Activists Hold Remembrance March for Refugees Killed Trying to Reach UK

by Charlotte England

11 November 2018

Activists wearing pink veils marked Remembrance Sunday by laying lifeboat-orange wreaths at the Cenotaph to remember refugees who died fleeing conflict and persecution.

Around 40 people marched from the Ministry of Defence to the memorial for war dead on Saturday, carrying candles and placards.

The vigil, which has happened annually since 2016, was organised by a coalition of campaign groups including Lesbians and Gays Support the Migrants (LGSM) and Black Women’s Rape Action Project (BWRAP).

Attendees holding the names of some of the 5,000 people who died trying to reach the UK last year alone held a minute’s silence for refugees, just as it started to rain.

Sebastian Aguirre of LGSM told Novara Media the event was to commemorate the 16 or 17 people who die everyday trying to reach safety in western Europe, including more than 33,000 people who have drowned attempting to cross the Mediterranean Sea since the year 2000.

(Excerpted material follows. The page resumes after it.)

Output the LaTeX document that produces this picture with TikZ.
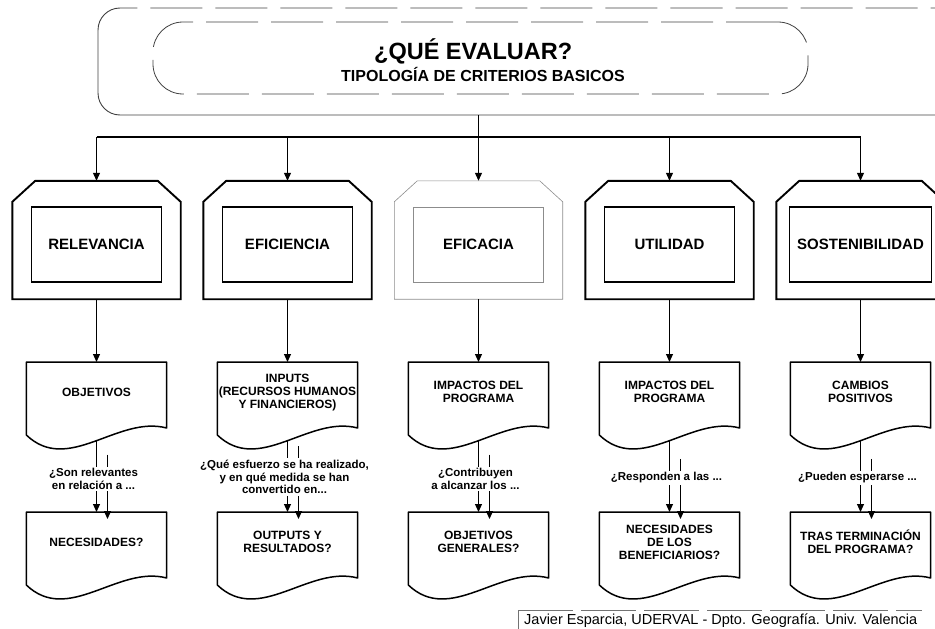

“I think the ‘why’ should be clear to anybody,” he said. “Refugees are forgotten about so often because of systems the government has in place to make people who need to be protected, and deserve to be protected, invisible. We need to begin to hold governments accountable for the number of people who have a human right to seek refuge who die just trying to do that.”

Cristel Amiss of BWRAP said the march had come about because “there’s very little that recognises the immense struggle that people make to get protection, to get to safety.”

“We have to be respectful and mindful of the fact people have died trying to exercise a human right and today is a day we can remember that,” she said.

She added: “We want a society that welcomes refugees, that acknowledges that everybody is entitled to a right to a house, a right to live safely, a right to work, and a right to claim back benefits and to have what they need to survive. And that is a very small amount compared to the amount spent by the military industrial complex on waging wars and making profit out of the misery of humanity.”

Geraldine Takundwa of the All African Women’s Group said that many people who die trying to reach the UK are forced to risk their lives because the British Government continually fails to honour the right of families to be together.

She told Novara Media: “The reason people are trying to cross the Mediterranean is that when we are here and we win our asylum cases and we are refugees, we are unable to get our families to join us.

“When we make applications for our family to join us they are always denied. Every application that women in our group have made and people we know have made, they all have been denied.

“Therefore our families have no choice but to try and come to the UK by crossing the Mediterranean.”

She added that she blames the prime minister, who has presided over asylum and family reunification cases since she was home secretary.

“Theresa May has said over and over again, we are going to make family reunification possible,” Takundwa said. “They have never made it possible. They have made it harder and harder.”